# [Task goal]
Begin with the first line below and retype each line exactly through the line containing "a_4c_lo = [0.31, 0.232, 0.17, 0.16]". Any pictures are to be left out.

# [Source excerpt]
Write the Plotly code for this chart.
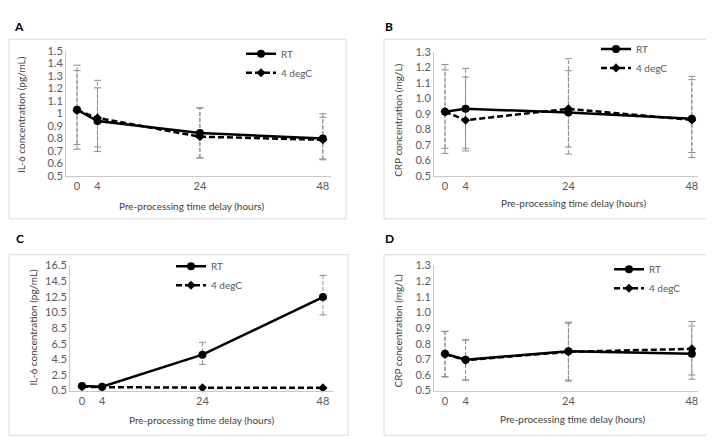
import plotly.graph_objects as go

hours = [0, 4, 24, 48]
tick_hours = [0, 4, 24, 48]

# Panel A: IL-6 (pg/mL)
a_rt = [1.03, 0.94, 0.845, 0.80]
a_rt_hi = [0.313, 0.325, 0.20, 0.198]
a_rt_lo = [0.277, 0.244, 0.20, 0.163]
a_4c = [1.025, 0.965, 0.815, 0.79]
a_4c_hi = [0.361, 0.24, 0.23, 0.18]
a_4c_lo = [0.31, 0.232, 0.17, 0.16]

# Panel B: CRP (mg/L)
b_rt = [0.915, 0.933, 0.91, 0.87]
b_rt_hi = [0.269, 0.261, 0.269, 0.251]
b_rt_lo = [0.236, 0.271, 0.2225, 0.218]
b_4c = [0.915, 0.86, 0.933, 0.862]
b_4c_hi = [0.304, 0.2775, 0.323, 0.28]
b_4c_lo = [0.269, 0.181, 0.291, 0.242]

# Panel C: IL-6 (pg/mL)
c_rt = [1.08, 1.0, 5.09, 12.45]
c_rt_hi = [0.1, 0.1, 1.58, 2.77]
c_rt_lo = [0.1, 0.1, 1.24, 2.28]
c_4c = [1.0, 0.95, 0.87, 0.85]
c_4c_hi = [0.08, 0.08, 0.08, 0.08]
c_4c_lo = [0.08, 0.08, 0.08, 0.08]

# Panel D: CRP (mg/L)
d_rt = [0.736, 0.697, 0.752, 0.736]
d_rt_hi = [0.143, 0.128, 0.186, 0.177]
d_rt_lo = [0.147, 0.129, 0.184, 0.136]
d_4c = [0.733, 0.695, 0.748, 0.767]
d_4c_hi = [0.145, 0.128, 0.182, 0.175]
d_4c_lo = [0.145, 0.128, 0.188, 0.194]

series_names = ["RT", "4 degC"]
xtitle = "Pre-processing time delay (hours)"
ytitle_il6 = "IL-6 concentration (pg/mL)"
ytitle_crp = "CRP concentration (mg/L)"

W, H = 714, 442


def px(x):
    return x / W


def py(y):
    return 1 - y / H


FONT = "Lato"
TICK_COLOR = "#595959"
TITLE_COLOR = "#404040"
ERR_COLOR = "#8c8c8c"
AXIS_COLOR = "#c8c8c8"

panels = [
    dict(letter="A", n=1, data=[(a_rt, a_rt_hi, a_rt_lo), (a_4c, a_4c_hi, a_4c_lo)],
         xdom=(58, 323), ydom=(166, 37), xr=(-2.15, 49.6), yr=(0.5, 1.5),
         tick0=0.5, dtick=0.1, fmt="", ytitle=ytitle_il6,
         letter_pos=(11, 12), xt_pos=(184, 197), yt_pos=(13, 103),
         legend_pos=(233, 25), box=(1, 25, 338, 210)),
    dict(letter="B", n=2, data=[(b_rt, b_rt_hi, b_rt_lo), (b_4c, b_4c_hi, b_4c_lo)],
         xdom=(426, 690), ydom=(166, 38), xr=(-2.14, 49.2), yr=(0.5, 1.3),
         tick0=0.5, dtick=0.1, fmt=".1f", ytitle=ytitle_crp,
         letter_pos=(381, 12), xt_pos=(565, 194), yt_pos=(390, 108),
         legend_pos=(588, 20), box=(376, 25, 711, 210)),
    dict(letter="C", n=3, data=[(c_rt, c_rt_hi, c_rt_lo), (c_4c, c_4c_hi, c_4c_lo)],
         xdom=(62, 325), ydom=(387, 258), xr=(-2.39, 50.0), yr=(0.5, 16.5),
         tick0=0.5, dtick=2, fmt="", ytitle=ytitle_il6,
         letter_pos=(12, 230), xt_pos=(193, 417), yt_pos=(25, 322),
         legend_pos=(163, 244), box=(1, 247, 340, 433)),
    dict(letter="D", n=4, data=[(d_rt, d_rt_hi, d_rt_lo), (d_4c, d_4c_hi, d_4c_lo)],
         xdom=(426, 690), ydom=(387, 258), xr=(-2.14, 49.2), yr=(0.5, 1.3),
         tick0=0.5, dtick=0.1, fmt=".1f", ytitle=ytitle_crp,
         letter_pos=(381, 230), xt_pos=(564, 416), yt_pos=(390, 325),
         legend_pos=(601, 247), box=(376, 247, 705, 433)),
]

fig = go.Figure()
annotations = []
shapes = []
layout_extra = {}

for p in panels:
    n = p["n"]
    xa = "x" if n == 1 else f"x{n}"
    ya = "y" if n == 1 else f"y{n}"
    leg = "legend" if n == 1 else f"legend{n}"

    # error bars (behind lines)
    for (vals, hi, lo) in p["data"]:
        ex, ey = [], []
        for x, v, h, l in zip(hours, vals, hi, lo):
            ex += [x, x, None]
            ey += [v - l, v + h, None]
        fig.add_trace(go.Scatter(x=ex, y=ey, xaxis=xa, yaxis=ya, mode="lines",
                                 line=dict(color=ERR_COLOR, width=1, dash="4px,2px"),
                                 showlegend=False, hoverinfo="skip", cliponaxis=False))
        fig.add_trace(go.Scatter(x=hours + hours,
                                 y=[v + h for v, h in zip(vals, hi)] + [v - l for v, l in zip(vals, lo)],
                                 xaxis=xa, yaxis=ya, mode="markers",
                                 marker=dict(symbol="line-ew", size=5,
                                             line=dict(color=ERR_COLOR, width=1)),
                                 showlegend=False, hoverinfo="skip", cliponaxis=False))

    styles = [
        dict(line=dict(color="black", width=2.5, dash="solid"),
             marker=dict(symbol="circle", size=8, color="black")),
        dict(line=dict(color="black", width=2.5, dash="6px,3px"),
             marker=dict(symbol="diamond", size=7, color="black")),
    ]
    for (vals, hi, lo), name, st in zip(p["data"], series_names, styles):
        fig.add_trace(go.Scatter(x=hours, y=vals, name=name, xaxis=xa, yaxis=ya,
                                 mode="lines+markers", line=st["line"], marker=st["marker"],
                                 legend=leg, cliponaxis=False))

    axis_common = dict(showgrid=False, zeroline=False, showline=True,
                       linecolor=AXIS_COLOR, linewidth=1, ticks="",
                       tickfont=dict(family=FONT, size=11, color=TICK_COLOR))
    layout_extra["xaxis" if n == 1 else f"xaxis{n}"] = dict(
        axis_common, domain=[px(p["xdom"][0]), px(p["xdom"][1])], range=list(p["xr"]),
        anchor=ya, tickmode="array", tickvals=tick_hours,
        ticktext=[str(t) for t in tick_hours])
    layout_extra["yaxis" if n == 1 else f"yaxis{n}"] = dict(
        axis_common, domain=[py(p["ydom"][0]), py(p["ydom"][1])], range=list(p["yr"]),
        anchor=xa, tick0=p["tick0"], dtick=p["dtick"], tickformat=p["fmt"])
    layout_extra[leg] = dict(x=px(p["legend_pos"][0]), y=py(p["legend_pos"][1]),
                             xanchor="left", yanchor="top", bgcolor="rgba(0,0,0,0)",
                             font=dict(family=FONT, size=10, color=TICK_COLOR),
                             tracegroupgap=0, itemwidth=30)

    annotations.append(dict(text=f"<b>{p['letter']}</b>", x=px(p["letter_pos"][0]),
                            y=py(p["letter_pos"][1]), xref="paper", yref="paper",
                            showarrow=False, xanchor="center", yanchor="middle",
                            font=dict(family=FONT, size=12, color="black")))
    annotations.append(dict(text=xtitle, x=px(p["xt_pos"][0]), y=py(p["xt_pos"][1]),
                            xref="paper", yref="paper", showarrow=False,
                            xanchor="center", yanchor="middle",
                            font=dict(family=FONT, size=10, color=TITLE_COLOR)))
    annotations.append(dict(text=p["ytitle"], x=px(p["yt_pos"][0]), y=py(p["yt_pos"][1]),
                            xref="paper", yref="paper", showarrow=False, textangle=-90,
                            xanchor="center", yanchor="middle",
                            font=dict(family=FONT, size=10, color=TITLE_COLOR)))
    bx0, by0, bx1, by1 = p["box"]
    shapes.append(dict(type="rect", xref="paper", yref="paper",
                       x0=px(bx0), x1=px(bx1), y0=py(by1), y1=py(by0),
                       line=dict(color="#d9d9d9", width=1), fillcolor="rgba(0,0,0,0)"))

fig.update_layout(width=W, height=H, margin=dict(l=0, r=0, t=0, b=0),
                  plot_bgcolor="white", paper_bgcolor="white",
                  annotations=annotations, shapes=shapes, **layout_extra)

fig.write_html("out.html")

# [Expected output]
Write the Plotly code for this chart.
import plotly.graph_objects as go

hours = [0, 4, 24, 48]
tick_hours = [0, 4, 24, 48]

# Panel A: IL-6 (pg/mL)
a_rt = [1.03, 0.94, 0.845, 0.80]
a_rt_hi = [0.313, 0.325, 0.20, 0.198]
a_rt_lo = [0.277, 0.244, 0.20, 0.163]
a_4c = [1.025, 0.965, 0.815, 0.79]
a_4c_hi = [0.361, 0.24, 0.23, 0.18]
a_4c_lo = [0.31, 0.232, 0.17, 0.16]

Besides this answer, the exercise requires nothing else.